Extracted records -

■ ■ ■

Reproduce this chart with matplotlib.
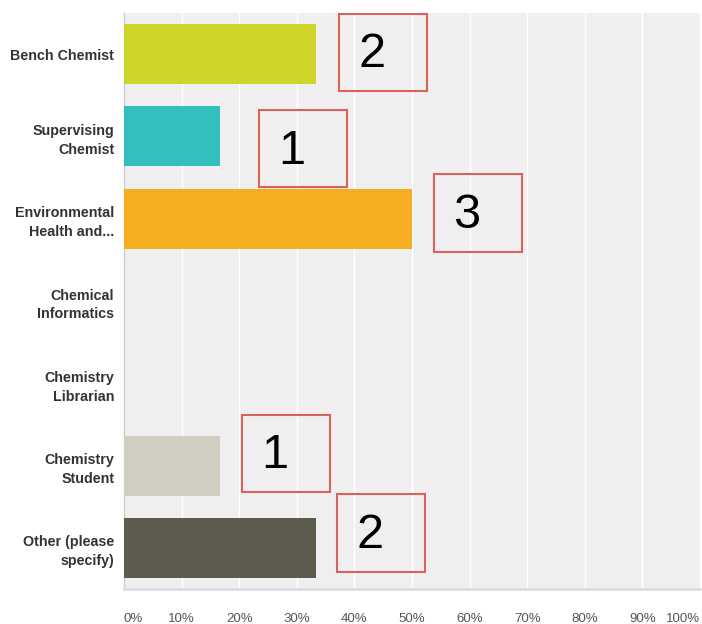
import matplotlib.pyplot as plt
from matplotlib import font_manager
from matplotlib.patches import Rectangle

categories = ['Bench Chemist', 'Supervising\nChemist', 'Environmental\nHealth and...',
              'Chemical\nInformatics', 'Chemistry\nLibrarian', 'Chemistry\nStudent',
              'Other (please\nspecify)']
percent = [33.33, 16.67, 50.0, 0, 0, 16.67, 33.33]
counts = [2, 1, 3, 0, 0, 1, 2]
colors = ['#CED52A', '#33BEC0', '#F6AE21', '#CCCCCC', '#CCCCCC', '#CFCEC0', '#5C5B4D']
ticks = [0, 10, 20, 30, 40, 50, 60, 70, 80, 90, 100]
tick_labels = ['0%', '10%', '20%', '30%', '40%', '50%', '60%', '70%', '80%', '90%', '100%']

# hand placed count boxes: offset from bar end (x, %) and from bar centre (y, rows)
box_dx = [4.0, 6.8, 3.8, 0, 0, 3.8, 3.7]
box_dy = [-0.02, 0.15, -0.07, 0, 0, -0.15, -0.18]
box_w, box_h = 15.3, 0.94

# pick a narrow font if there is one, sizes tuned so the labels keep their width
installed = {f.name for f in font_manager.fontManager.ttflist}
if 'Liberation Sans Narrow' in installed:
    lab_font, lab_size, tick_size, lsp = 'Liberation Sans Narrow', 12, 11, 1.2
elif 'DejaVu Sans Condensed' in installed:
    lab_font, lab_size, tick_size, lsp = 'DejaVu Sans Condensed', 10, 9.5, 1.4
else:
    lab_font, lab_size, tick_size, lsp = 'Liberation Sans', 10.3, 9.5, 1.45
lab_family = [lab_font, 'DejaVu Sans']

fig = plt.figure(figsize=(7.02, 6.24), dpi=100)
ax = fig.add_axes([124/702, 35/624, 576/702, 576/624])
ax.set_facecolor('#EFEFEF')

y = range(len(categories))
ax.barh(y, percent, height=0.73, color=colors, zorder=3)

ax.set_xlim(0, 100)
ax.set_ylim(6.5, -0.5)
ax.grid(axis='x', color='white', linewidth=1.0, zorder=1)
ax.set_xticks(ticks)
ax.set_xticklabels(tick_labels, family=lab_family, fontsize=tick_size, color='#555555')
lbls = ax.get_xticklabels()
lbls[0].set_ha('left')
lbls[-1].set_ha('right')
ax.tick_params(axis='x', length=0, pad=17)

ax.set_yticks(list(y))
ax.set_yticklabels(categories, family=lab_family, fontweight='bold', fontsize=lab_size,
                   color='#333333', linespacing=lsp)
ax.tick_params(axis='y', length=0, pad=7)

for s in ['top', 'right']:
    ax.spines[s].set_visible(False)
ax.spines['left'].set_color('#CCCCCC')
ax.spines['left'].set_linewidth(1)
ax.spines['bottom'].set_color('#DDDDDD')
ax.spines['bottom'].set_linewidth(2)

for i, n in enumerate(counts):
    if n == 0:
        continue
    x0 = percent[i] + box_dx[i]
    yc = i + box_dy[i]
    ax.add_patch(Rectangle((x0, yc - box_h/2), box_w, box_h, fill=False,
                           edgecolor='#D9625A', linewidth=1.5, zorder=5, clip_on=False))
    ax.text(x0 + 5.7, yc + 0.03, str(n), fontsize=35, family='Liberation Sans',
            ha='center', va='center', color='black', zorder=6)

fig.savefig('out.png', dpi=100)
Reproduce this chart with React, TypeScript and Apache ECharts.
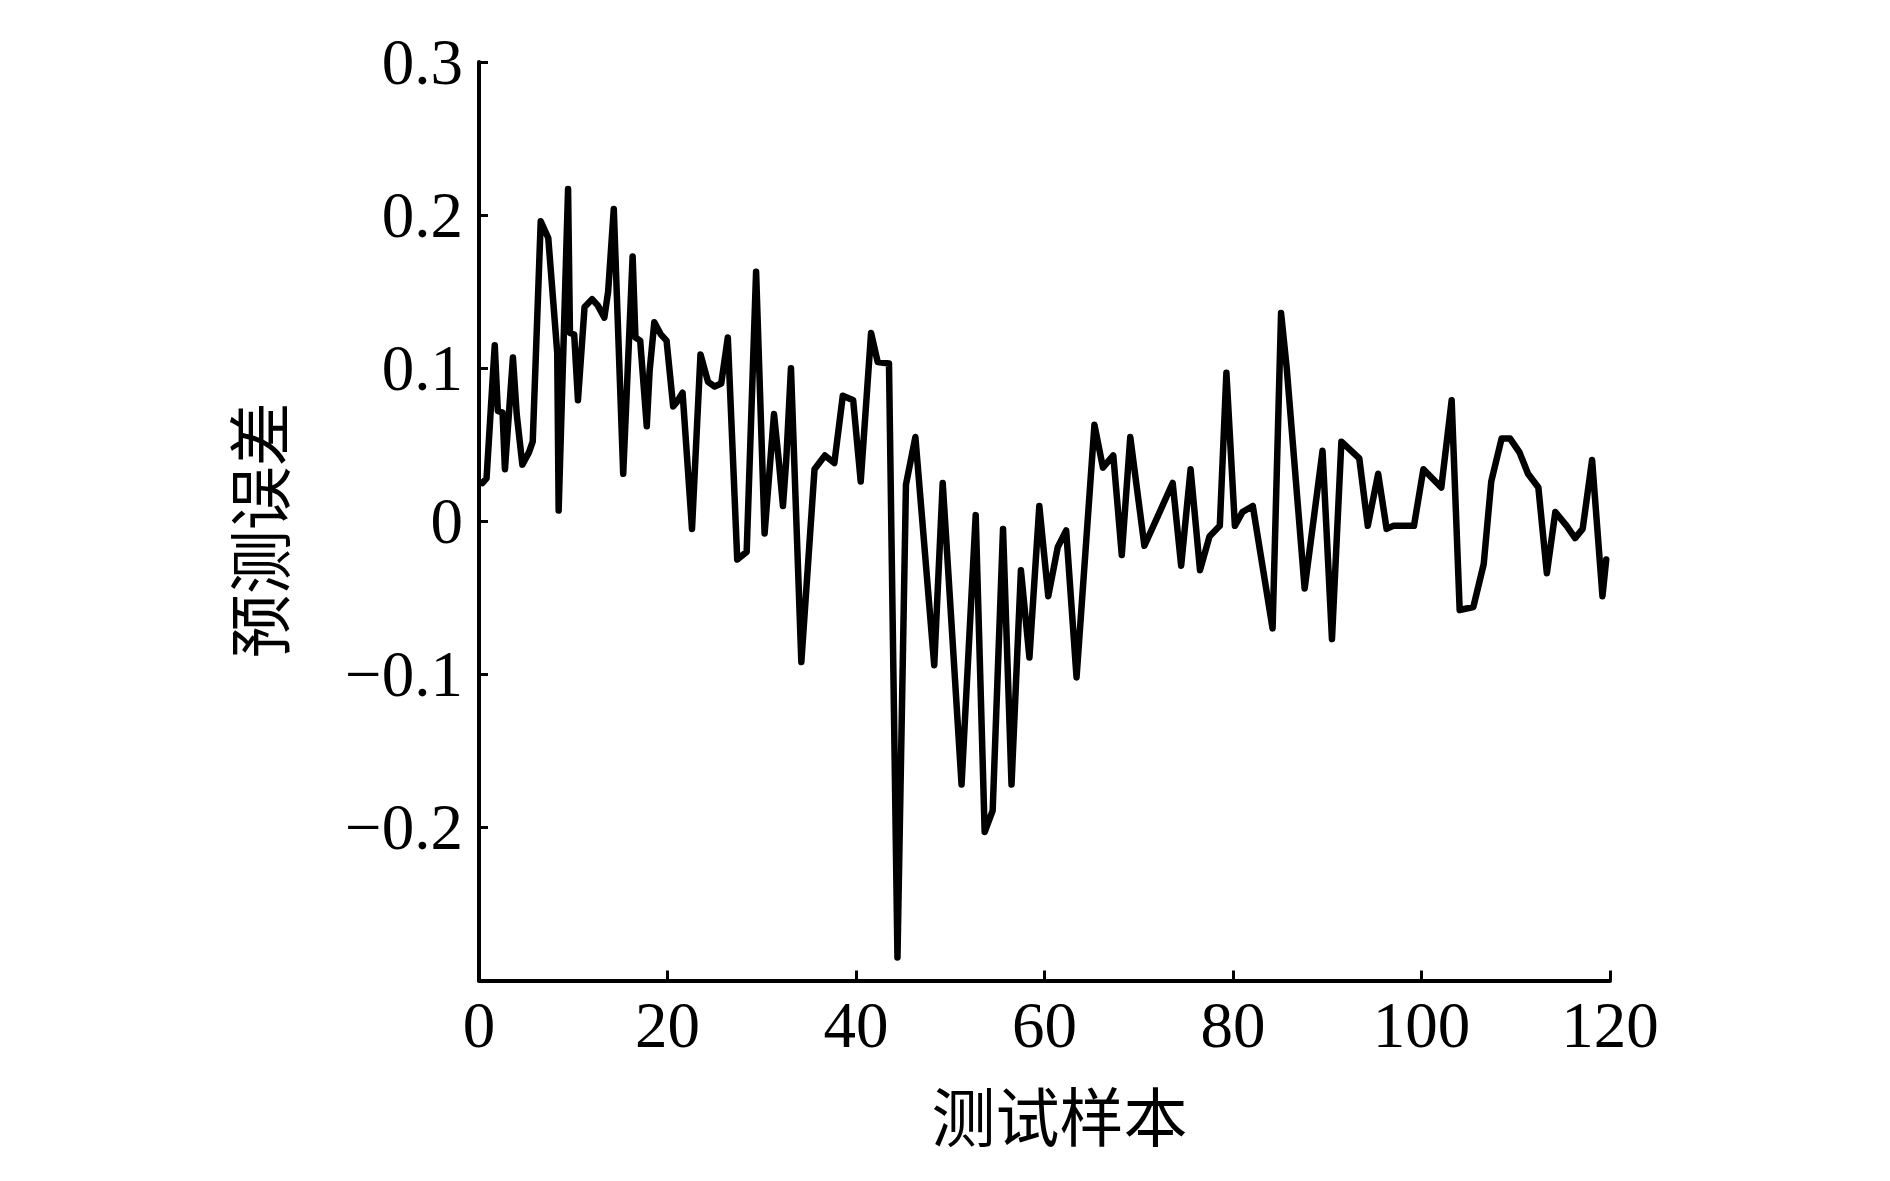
import React, { useEffect, useRef } from "react";
import * as echarts from "echarts";

// Sample positions (x) and prediction errors (y)
const sampleX = [
  0.36, 0.8, 1.67, 2.0, 2.5, 2.75, 3.6, 4.0, 4.6, 5.3, 5.7, 6.55, 7.35, 8.3, 8.45, 9.45, 9.65, 10.1, 10.5,
  11.2, 12.0, 12.6, 13.3, 13.7, 14.3, 15.3, 16.3, 16.6, 17.1, 17.8, 18.1, 18.6, 19.3, 19.9, 20.6, 21.0,
  21.6, 22.6, 23.5, 24.3, 25.0, 25.7, 26.4, 27.4, 28.4, 29.4, 30.3, 31.3, 31.8, 32.25, 32.6, 33.1, 34.2,
  35.6, 36.7, 37.7, 38.6, 39.7, 40.5, 41.6, 42.3, 43.5, 44.4, 45.3, 46.3, 48.3, 49.2, 51.2, 52.7, 53.65,
  54.5, 55.6, 56.5, 57.5, 57.8, 58.4, 59.45, 60.4, 61.4, 62.3, 63.4, 65.3, 66.2, 67.3, 68.2, 69.1, 70.6,
  72.0, 73.6, 74.5, 75.5, 76.5, 77.5, 78.6, 79.3, 80.2, 81.0, 82.1, 84.2, 85.1, 85.7, 87.6, 89.5, 90.5,
  91.5, 93.4, 94.3, 95.4, 96.3, 97.0, 99.2, 100.2, 102.1, 103.2, 104.05, 105.5, 106.6, 107.4, 108.5,
  109.4, 110.4, 111.3, 112.4, 113.3, 114.2, 115.4, 116.3, 117.1, 118.1, 119.2, 119.6,
];
const errorY = [
  0.025, 0.028, 0.115, 0.072, 0.071, 0.034, 0.107, 0.07, 0.037, 0.045, 0.052, 0.196, 0.185, 0.11, 0.007,
  0.217, 0.123, 0.122, 0.079, 0.14, 0.145, 0.141, 0.133, 0.15, 0.204, 0.031, 0.173, 0.12, 0.118, 0.062,
  0.098, 0.13, 0.122, 0.118, 0.075, 0.078, 0.084, -0.005, 0.109, 0.091, 0.088, 0.09, 0.12, -0.025, -0.02,
  0.163, -0.008, 0.07, 0.04, 0.01, 0.04, 0.1, -0.092, 0.034, 0.043, 0.038, 0.082, 0.079, 0.026, 0.123,
  0.104, 0.103, -0.285, 0.024, 0.055, -0.094, 0.025, -0.172, 0.004, -0.203, -0.189, -0.005, -0.172,
  -0.032, -0.051, -0.089, 0.01, -0.049, -0.017, -0.006, -0.102, 0.063, 0.035, 0.043, -0.022, 0.055,
  -0.016, 0.003, 0.025, -0.029, 0.034, -0.032, -0.01, -0.003, 0.097, -0.003, 0.006, 0.01, -0.07, 0.136,
  0.1, -0.044, 0.046, -0.077, 0.052, 0.041, -0.003, 0.031, -0.005, -0.003, -0.003, 0.034, 0.022, 0.079,
  -0.058, -0.056, -0.028, 0.026, 0.054, 0.054, 0.045, 0.031, 0.022, -0.034, 0.006, -0.003, -0.011, -0.005,
  0.04, -0.049, -0.025,
];

const xTicks = { min: 0, max: 120, interval: 20 };
const yTicks = { min: -0.3, max: 0.3, interval: 0.1 };
const xName = "测试样本";
const yName = "预测误差";

const NUM_FONT = "'Liberation Serif', 'Times New Roman', serif";
const CJK_FONT = "'Noto Sans CJK SC', 'Noto Sans', sans-serif";

export default function App() {
  const ref = useRef<HTMLDivElement>(null);

  useEffect(() => {
    if (!ref.current) return;
    const chart = echarts.init(ref.current, undefined, { renderer: "svg" });
    const data = sampleX.map((x, i) => [x, errorY[i]]);
    chart.setOption({
      animation: false,
      backgroundColor: "#ffffff",
      grid: { left: 479, right: 280, top: 62, bottom: 200.5, containLabel: false },
      xAxis: {
        type: "value",
        min: xTicks.min,
        max: xTicks.max,
        interval: xTicks.interval,
        name: xName,
        nameLocation: "middle",
        nameGap: 100,
        nameTextStyle: {
          fontFamily: CJK_FONT,
          fontSize: 64,
          color: "#000",
          padding: [0, 0, 0, 30],
        },
        axisLine: { show: true, onZero: false, lineStyle: { color: "#000", width: 4 } },
        axisTick: { show: true, inside: true, length: 10, lineStyle: { color: "#000", width: 3 } },
        axisLabel: {
          margin: 12,
          fontFamily: NUM_FONT,
          fontSize: 65,
          color: "#000",
          showMinLabel: true,
          showMaxLabel: true,
        },
        splitLine: { show: false },
      },
      yAxis: {
        type: "value",
        min: yTicks.min,
        max: yTicks.max,
        interval: yTicks.interval,
        name: yName,
        nameLocation: "middle",
        nameGap: 191,
        nameTextStyle: {
          fontFamily: CJK_FONT,
          fontSize: 64,
          color: "#000",
          padding: [0, 18, 0, 0],
        },
        axisLine: { show: true, lineStyle: { color: "#000", width: 4 } },
        axisTick: { show: true, inside: true, length: 9, lineStyle: { color: "#000", width: 3 } },
        axisLabel: {
          margin: 16,
          fontFamily: NUM_FONT,
          fontSize: 65,
          color: "#000",
          showMinLabel: true,
          showMaxLabel: true,
          formatter: (v: number) => {
            const r = Math.round(v * 10) / 10;
            if (r <= -0.3) return "";
            if (r === 0) return "0";
            return r < 0 ? "\u2212" + Math.abs(r).toFixed(1) : r.toFixed(1);
          },
        },
        splitLine: { show: false },
      },
      series: [
        {
          type: "line",
          data,
          showSymbol: false,
          symbol: "none",
          lineStyle: { color: "#000", width: 6.5, join: "round", cap: "round" },
          clip: false,
        },
      ],
    });
    return () => chart.dispose();
  }, []);

  return (
    <div
      ref={ref}
      style={{ position: "absolute", left: 0, top: 0, width: 1890, height: 1181, background: "#fff" }}
    />
  );
}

■ ■ ■

PROBLEM DETAILS -
Repeat only the lines between the start of the data and the line with "from matplotlib.patches import Rectangle", including those two lines, and skip the pictures.

ANSWER TO THIS EXERCISE -
Reproduce this chart with matplotlib.
import matplotlib.pyplot as plt
from matplotlib import font_manager
from matplotlib.patches import Rectangle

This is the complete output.